«Egli abiterà con loro ed essi
saranno suoi popoli ed egli sarà il “Dio con loro”» (Ap 21, 3)
È sempre stato il desiderio di Dio:
abitare con noi, suo popolo. Già le prime pagine della Bibbia ce lo mostrano
nell’atto di scendere dal cielo, passeggiare in giardino e conversare con
Adamo ed Eva. Non ci ha creati per questo? Che cosa desidera l’amante se
non stare con la persona amata?
Il libro dell’Apocalisse, che
scruta il progetto di Dio sulla storia, ci dà la certezza che il desiderio
di Dio si attuerà in pienezza.
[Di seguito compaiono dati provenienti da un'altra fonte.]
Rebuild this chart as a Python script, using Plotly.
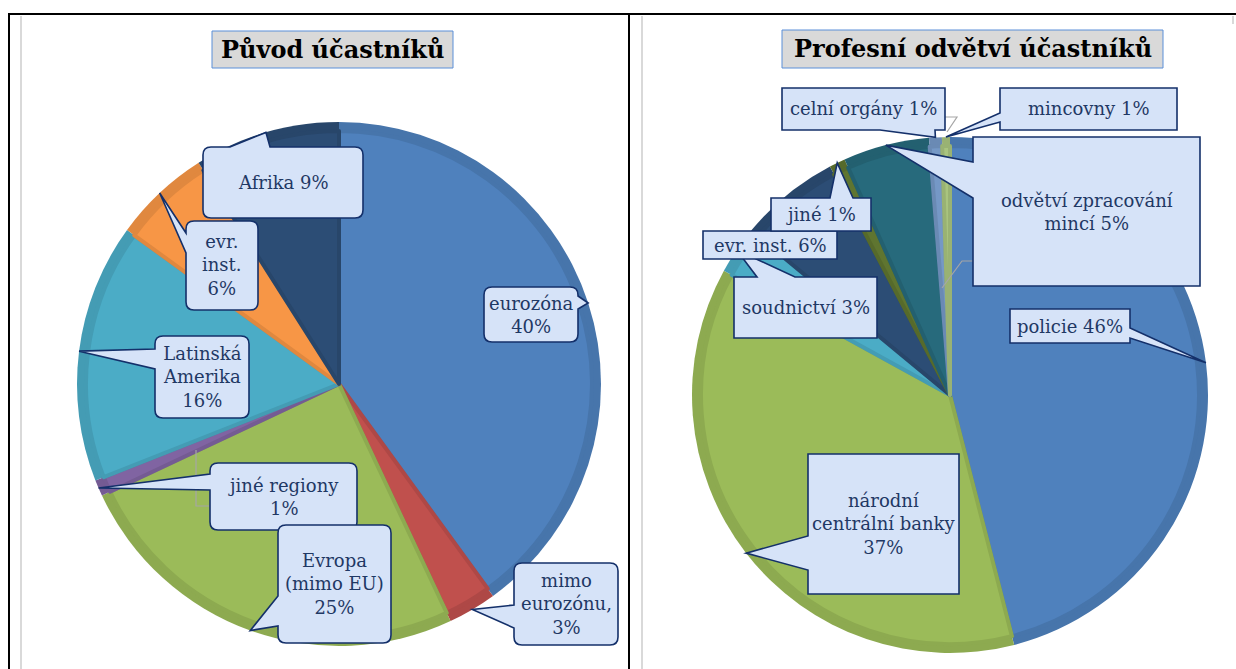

Egli ha già iniziato ad abitare in
mezzo a noi da quando è venuto Gesù, l’Emmanuele, il “Dio con noi”. Ed ora
che Gesù è risorto la sua presenza non è più limitata a un luogo o a un
tempo, si è dilatata sul mondo intero. Con Gesù è iniziata la costruzione
una nuova comunità umana originalissima, un popolo composto da
molti popoli. Dio non vuole abitare soltanto nella mia anima, nella mia
famiglia, nel mio popolo, ma tra tutti i popoli chiamati a formare un
popolo solo. D’altra parte l’attuale mobilità umana sta cambiando il
concetto stesso di popolo. In molte nazioni il popolo è composto ormai da
molti popoli.
Siamo così diversi per colore della
pelle, cultura, religione. Ci guardiamo spesso con diffidenza, sospetto,
paura. Ci facciamo guerra gli uni gli altri. Eppure Dio è Padre di tutti,
ci ama tutti ed ognuno. Non vuole abitare con un popolo – “il
nostro, naturalmente”, ci verrebbe da pensare – e lasciare da soli gli
altri popoli. Per lui siamo tutti figli e figlie suoi, un’unica famiglia.
Esercitiamoci dunque, guidati dalla
parola di vita di questo mese, ad apprezzare la diversità, a rispettare
l’altro, a guardarlo come una persona che mi appartiene: io sono l’altro,
l’altro è me; l’altro vive in me, io vivo nell’altro. Cominciando dalle persone
con le quali vivo ogni giorno. In questo modo possiamo fare spazio alla
presenza di Dio tra noi. Sarà lui a comporre l’unità, a salvaguardare
l’identità di ogni popolo, a creare una nuova socialità.
Lo aveva intuito Chiara Lubich
già nel 1959, in una pagina di estrema attualità e di incredibile
profezia: «Se un giorno gli uomini, ma non come singoli bensì come popoli
[…] sapranno posporre loro stessi, l’idea che essi hanno della loro patria, […]
e questo lo faranno per quell’amore reciproco fra gli Stati, che Dio
domanda, come domanda l’amore reciproco tra i fratelli, quel giorno sarà
l’inizio di una nuova era, perché quel giorno […] sarà vivo e presente
Gesù fra i popoli […].
Sono questi i tempi […] in cui ogni
popolo deve oltrepassare il proprio confine e
guardare al di là; è arrivato il
momento in cui la patria altrui va amata come la propria, in cui il nostro
occhio ha da acquistare una nuova purezza. Non basta il distacco da
noi stessi per essere cristiani. Oggi i tempi domandano al seguace di
Cristo qualcosa di più: una coscienza sociale del cristianesimo […].
[…] noi speriamo che il Signore
abbia pietà di questo mondo diviso e sbandato,
di questi popoli rinchiusi nel
proprio guscio, a contemplare la propria bellezza – per loro unica –
limitata ed insoddisfacente, a tenersi coi denti stretti i propri tesori –
anche quei beni che potrebbero servire ad altri popoli presso i quali si
muore di fame –, e faccia crollare le barriere e correre con flusso
ininterrotto la carità tra terra e terra, torrente di beni spirituali e
materiali.
Speriamo che il Signore componga un
ordine nuovo nel mondo, Egli, il solo
capace di fare dell’umanità una
famiglia e di coltivare quelle distinzioni fra i popoli, perché nello
splendore di ciascuno, messo a servizio dell’altro, riluca l’unica luce di
vita che, abbellendo la patria terrena, fa di essa un’anticamera della
Patria eterna.»[1]
Fabio Ciardi
[1] Maria, vincolo di unità tra i popoli, in La
dottrina spirituale, Città Nuova, Roma 2006, pp. 327-329.